>>>>>

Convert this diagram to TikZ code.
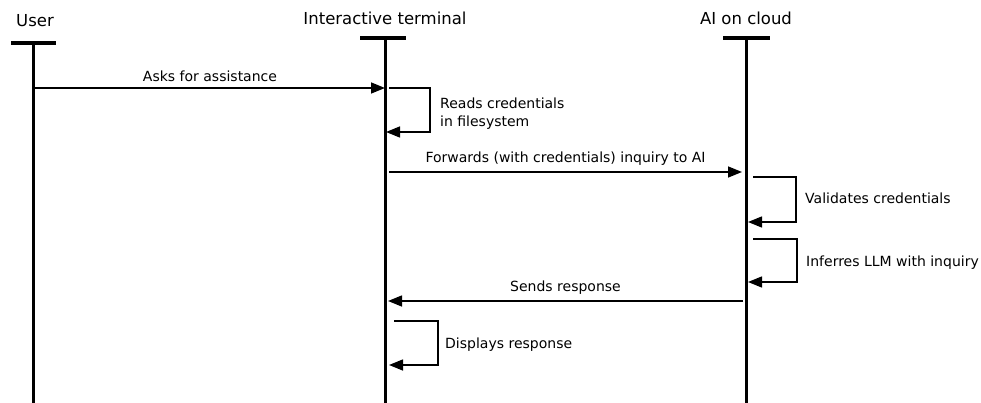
\documentclass[tikz,border=0pt]{standalone}
\usepackage{fontspec}
\setmainfont{DejaVu Sans}
\usetikzlibrary{arrows.meta}
\begin{document}
\begin{tikzpicture}[x=1pt,y=-1pt,
  lbl/.style={font=\fontsize{14}{18}\selectfont, inner sep=0pt},
  head/.style={font=\fontsize{16.5}{19}\selectfont, inner sep=0pt},
  life/.style={line width=3pt},
  bar/.style={line width=3.6pt},
  msg/.style={line width=1.5pt, -{Triangle[length=14pt,width=11pt]}},
  loopline/.style={line width=1.5pt, -{Triangle[length=14pt,width=11pt]}}]
\useasboundingbox (0,0) rectangle (981,403);
% heads
\node[head] (user) at (35,21) {User};
\node[head] (term) at (385,18) {Interactive terminal};
\node[head] (ai) at (746,18) {AI on cloud};
% head bars
\coordinate (ub1) at (11,43); \coordinate (ub2) at (56,43);
\coordinate (tb1) at (360,38); \coordinate (tb2) at (406,38);
\coordinate (ab1) at (723,38); \coordinate (ab2) at (770,38);
\draw[bar] (ub1) -- (ub2);
\draw[bar] (tb1) -- (tb2);
\draw[bar] (ab1) -- (ab2);
% lifelines
\coordinate (utop) at (33,43); \coordinate (ubot) at (33,404);
\coordinate (ttop) at (385,38); \coordinate (tbot) at (385,404);
\coordinate (atop) at (746,38); \coordinate (abot) at (746,404);
\draw[life] (utop) -- (ubot);
\draw[life] (ttop) -- (tbot);
\draw[life] (atop) -- (abot);
% message 1
\coordinate (m1s) at (35,88); \coordinate (m1e) at (385,88);
\draw[msg] (m1s) -- node[lbl, above=6pt] (l1) {Asks for assistance} (m1e);
% self loop 1
\coordinate (s1a) at (389,88); \coordinate (s1b) at (430,88);
\coordinate (s1c) at (430,132); \coordinate (s1d) at (386,132);
\draw[loopline] (s1a) -- (s1b) -- (s1c) -- (s1d);
\node[lbl, anchor=west, align=left] (l2) at (440,114) {Reads credentials\\in filesystem};
% message 2
\coordinate (m2s) at (389,172); \coordinate (m2e) at (742,172);
\draw[msg] (m2s) -- node[lbl, above=6pt] (l3) {Forwards (with credentials) inquiry to AI} (m2e);
% self loop 2
\coordinate (s2a) at (753,177); \coordinate (s2b) at (796,177);
\coordinate (s2c) at (796,222); \coordinate (s2d) at (748,222);
\draw[loopline] (s2a) -- (s2b) -- (s2c) -- (s2d);
\node[lbl, anchor=west] (l4) at (805,198) {Validates credentials};
% self loop 3
\coordinate (s3a) at (753,239); \coordinate (s3b) at (797,239);
\coordinate (s3c) at (797,282); \coordinate (s3d) at (748,282);
\draw[loopline] (s3a) -- (s3b) -- (s3c) -- (s3d);
\node[lbl, anchor=west] (l5) at (806,263) {Inferres LLM with inquiry};
% message 3
\coordinate (m3s) at (743,301); \coordinate (m3e) at (388,301);
\draw[msg] (m3s) -- node[lbl, above=6pt] (l6) {Sends response} (m3e);
% self loop 4
\coordinate (s4a) at (394,321); \coordinate (s4b) at (438,321);
\coordinate (s4c) at (438,365); \coordinate (s4d) at (389,365);
\draw[loopline] (s4a) -- (s4b) -- (s4c) -- (s4d);
\node[lbl, anchor=west] (l7) at (445,345) {Displays response};
\end{tikzpicture}
\end{document}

<<<<<

[Goal]:
Restate the whole listing above exactly, please, omitting every image.

[Reply]:
Convert this diagram to TikZ code.
\documentclass[tikz,border=0pt]{standalone}
\usepackage{fontspec}
\setmainfont{DejaVu Sans}
\usetikzlibrary{arrows.meta}
\begin{document}
\begin{tikzpicture}[x=1pt,y=-1pt,
  lbl/.style={font=\fontsize{14}{18}\selectfont, inner sep=0pt},
  head/.style={font=\fontsize{16.5}{19}\selectfont, inner sep=0pt},
  life/.style={line width=3pt},
  bar/.style={line width=3.6pt},
  msg/.style={line width=1.5pt, -{Triangle[length=14pt,width=11pt]}},
  loopline/.style={line width=1.5pt, -{Triangle[length=14pt,width=11pt]}}]
\useasboundingbox (0,0) rectangle (981,403);
% heads
\node[head] (user) at (35,21) {User};
\node[head] (term) at (385,18) {Interactive terminal};
\node[head] (ai) at (746,18) {AI on cloud};
% head bars
\coordinate (ub1) at (11,43); \coordinate (ub2) at (56,43);
\coordinate (tb1) at (360,38); \coordinate (tb2) at (406,38);
\coordinate (ab1) at (723,38); \coordinate (ab2) at (770,38);
\draw[bar] (ub1) -- (ub2);
\draw[bar] (tb1) -- (tb2);
\draw[bar] (ab1) -- (ab2);
% lifelines
\coordinate (utop) at (33,43); \coordinate (ubot) at (33,404);
\coordinate (ttop) at (385,38); \coordinate (tbot) at (385,404);
\coordinate (atop) at (746,38); \coordinate (abot) at (746,404);
\draw[life] (utop) -- (ubot);
\draw[life] (ttop) -- (tbot);
\draw[life] (atop) -- (abot);
% message 1
\coordinate (m1s) at (35,88); \coordinate (m1e) at (385,88);
\draw[msg] (m1s) -- node[lbl, above=6pt] (l1) {Asks for assistance} (m1e);
% self loop 1
\coordinate (s1a) at (389,88); \coordinate (s1b) at (430,88);
\coordinate (s1c) at (430,132); \coordinate (s1d) at (386,132);
\draw[loopline] (s1a) -- (s1b) -- (s1c) -- (s1d);
\node[lbl, anchor=west, align=left] (l2) at (440,114) {Reads credentials\\in filesystem};
% message 2
\coordinate (m2s) at (389,172); \coordinate (m2e) at (742,172);
\draw[msg] (m2s) -- node[lbl, above=6pt] (l3) {Forwards (with credentials) inquiry to AI} (m2e);
% self loop 2
\coordinate (s2a) at (753,177); \coordinate (s2b) at (796,177);
\coordinate (s2c) at (796,222); \coordinate (s2d) at (748,222);
\draw[loopline] (s2a) -- (s2b) -- (s2c) -- (s2d);
\node[lbl, anchor=west] (l4) at (805,198) {Validates credentials};
% self loop 3
\coordinate (s3a) at (753,239); \coordinate (s3b) at (797,239);
\coordinate (s3c) at (797,282); \coordinate (s3d) at (748,282);
\draw[loopline] (s3a) -- (s3b) -- (s3c) -- (s3d);
\node[lbl, anchor=west] (l5) at (806,263) {Inferres LLM with inquiry};
% message 3
\coordinate (m3s) at (743,301); \coordinate (m3e) at (388,301);
\draw[msg] (m3s) -- node[lbl, above=6pt] (l6) {Sends response} (m3e);
% self loop 4
\coordinate (s4a) at (394,321); \coordinate (s4b) at (438,321);
\coordinate (s4c) at (438,365); \coordinate (s4d) at (389,365);
\draw[loopline] (s4a) -- (s4b) -- (s4c) -- (s4d);
\node[lbl, anchor=west] (l7) at (445,345) {Displays response};
\end{tikzpicture}
\end{document}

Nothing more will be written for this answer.